A training program born out of tragedy

The shooting down of Iran Air Flight IR 655

On July 3rd 1987, a Sunday morning, the Captain of US Navy warship the USS Vincennes ordered the launch of two missiles to shoot down an aircraft fast approaching his ship. He did so following an assessment by the Anti Air Warfare (AAW) Team within his Combat Information Centre that the Vincennes was seconds away from coming under attack.
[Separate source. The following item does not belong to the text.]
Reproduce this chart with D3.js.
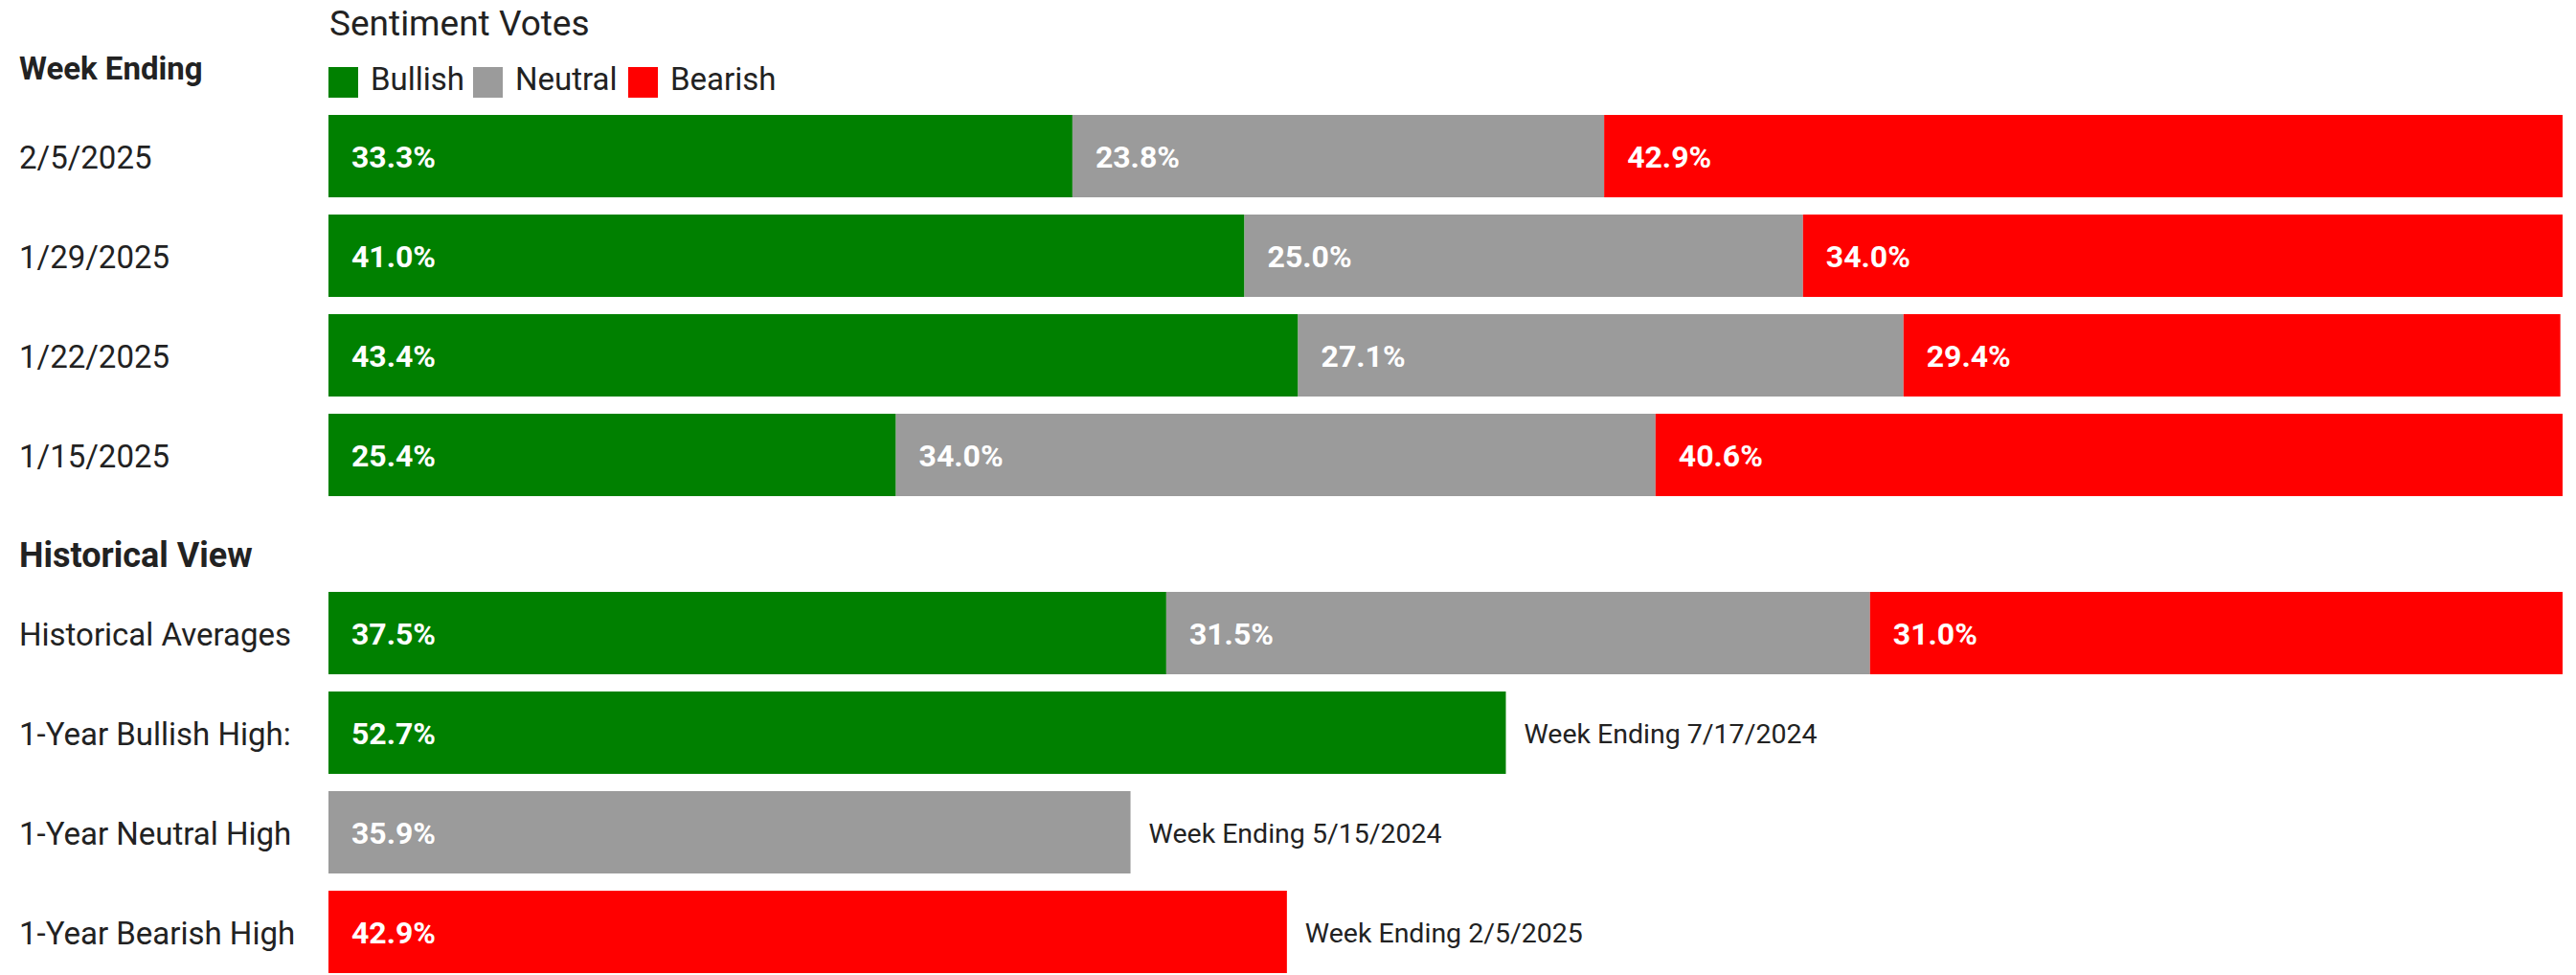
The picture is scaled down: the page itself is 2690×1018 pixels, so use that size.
<!DOCTYPE html>
<html>
<head>
<meta charset="utf-8">
<title>Sentiment Votes</title>
<script src="https://cdn.jsdelivr.net/npm/d3@7"></script>
<style>
  body { margin: 0; background: #fff; }
  svg text { font-family: Roboto, 'Liberation Sans', sans-serif; fill: #222; }
</style>
</head>
<body>
<svg id="chart" width="2690" height="1018"></svg>
<script>
// weekly sentiment, percent
var weeks    = ['2/5/2025', '1/29/2025', '1/22/2025', '1/15/2025'];
var bullish  = [33.3, 41.0, 43.4, 25.4];
var neutral  = [23.8, 25.0, 27.1, 34.0];
var bearish  = [42.9, 34.0, 29.4, 40.6];

var seriesNames  = ['Bullish', 'Neutral', 'Bearish'];
var seriesColors = ['#008000', '#9b9b9b', '#ff0000'];

// historical view
var histAvgLabel = 'Historical Averages';
var histAvg      = [37.5, 31.5, 31.0];
var highLabels   = ['1-Year Bullish High:', '1-Year Neutral High', '1-Year Bearish High'];
var highValues   = [52.7, 35.9, 42.9];
var highWeeks    = ['Week Ending 7/17/2024', 'Week Ending 5/15/2024', 'Week Ending 2/5/2025'];

var svg = d3.select('#chart');
var color = d3.scaleOrdinal().domain(seriesNames).range(seriesColors);
var x = d3.scaleLinear().domain([0, 100]).range([343, 2676]);

var yTop = d3.scaleBand().domain(weeks).range([120, 518]).paddingInner(0.173);
var histRows = [histAvgLabel].concat(highLabels);
var yHist = d3.scaleBand().domain(histRows).range([618, 1016]).paddingInner(0.173);

function fmt(v) { return v.toFixed(1) + '%'; }

// stack helper: [{key, x0, x1}]
function segments(vals) {
    var acc = 0;
    return vals.map(function(v, i) {
        var s = {key: seriesNames[i], v: v, x0: acc, x1: acc + v};
        acc += v;
        return s;
    });
}

// headings
svg.append('text').attr('x', 344).attr('y', 37)
    .style('font-size', '37px').text('Sentiment Votes');
svg.append('text').attr('x', 20).attr('y', 83)
    .style('font-size', '33px').style('font-weight', 'bold').text('Week Ending');
svg.append('text').attr('x', 20).attr('y', 592)
    .style('font-size', '36px').style('font-weight', 'bold').text('Historical View');

// legend
var legX = [343, 494, 656];
var leg = svg.selectAll('g.leg').data(seriesNames).enter().append('g')
    .attr('class', 'leg')
    .attr('transform', function(d, i) { return 'translate(' + legX[i] + ',70)'; });
leg.append('rect').attr('width', 31).attr('height', 32).attr('fill', function(d) { return color(d); });
leg.append('text').attr('x', 44).attr('y', 24).style('font-size', '33px').text(function(d) { return d; });

function drawStacked(g, y, label, vals) {
    var row = g.append('g');
    row.append('text').attr('x', 20).attr('y', y.bandwidth() / 2).attr('dy', '0.38em')
        .style('font-size', '33px').text(label);
    var seg = row.selectAll('g.seg').data(segments(vals)).enter().append('g').attr('class', 'seg');
    seg.append('rect')
        .attr('x', function(d) { return x(d.x0); })
        .attr('width', function(d) { return x(d.x1) - x(d.x0); })
        .attr('height', y.bandwidth())
        .attr('fill', function(d) { return color(d.key); });
    seg.append('text')
        .attr('x', function(d) { return x(d.x0) + 24; })
        .attr('y', y.bandwidth() / 2).attr('dy', '0.38em')
        .style('font-size', '32px').style('font-weight', 'bold').style('fill', '#fff')
        .text(function(d) { return fmt(d.v); });
    return row;
}

weeks.forEach(function(w, i) {
    var g = svg.append('g').attr('transform', 'translate(0,' + yTop(w) + ')');
    drawStacked(g, yTop, w, [bullish[i], neutral[i], bearish[i]]);
});

var gAvg = svg.append('g').attr('transform', 'translate(0,' + yHist(histAvgLabel) + ')');
drawStacked(gAvg, yHist, histAvgLabel, histAvg);

highLabels.forEach(function(lab, i) {
    var g = svg.append('g').attr('transform', 'translate(0,' + yHist(lab) + ')');
    var mid = yHist.bandwidth() / 2;
    g.append('text').attr('x', 20).attr('y', mid).attr('dy', '0.38em')
        .style('font-size', '33px').text(lab);
    g.append('rect').attr('x', x(0)).attr('width', x(highValues[i]) - x(0))
        .attr('height', yHist.bandwidth()).attr('fill', seriesColors[i]);
    g.append('text').attr('x', x(0) + 24).attr('y', mid).attr('dy', '0.38em')
        .style('font-size', '32px').style('font-weight', 'bold').style('fill', '#fff')
        .text(fmt(highValues[i]));
    g.append('text').attr('x', x(highValues[i]) + 19).attr('y', mid).attr('dy', '0.38em')
        .style('font-size', '28.5px').text(highWeeks[i]);
});
</script>
</body>
</html>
The aircraft was in fact an Iran Air civilian airliner Flight IR 655 making its regular scheduled run across the Persian Gulf to Dubai. 297 civilians died instantly when the missiles found their target, including 60 children

How could this happen?

A US Navy investigation later exonerated the Captain who had merely acted on the basis of the information provided to him. This meant an explanation could only be found in the workings of the AAW Team. Why did they misread the situation so badly? Why did team members not pick up on each other’s errors? Why had the team not performed as expected?

‘Tactical Decision Making Under Stress’ Research

In response, the US Navy launched the ‘Tactical Decision Making Under Stress’ (TADMUS) research effort, whose goal was to identify the key dimensions of team performance in complex, fast-moving, and high stress situations.

This research is foundation of T3

The TADMUS research forms the foundation for the T3 Program, which can be applied by any team facing similar challenges.

T3 builds the Team Processes that mark out high performing teams, no matter what the task. It does so using specially designed exercise formats for outdoor laser tag, combat simulation, that bring out each dimension in turn. Once developed, T3 teams are able to apply these same qualities to their own context, within the workplace, on the sports field, or across the battlespace.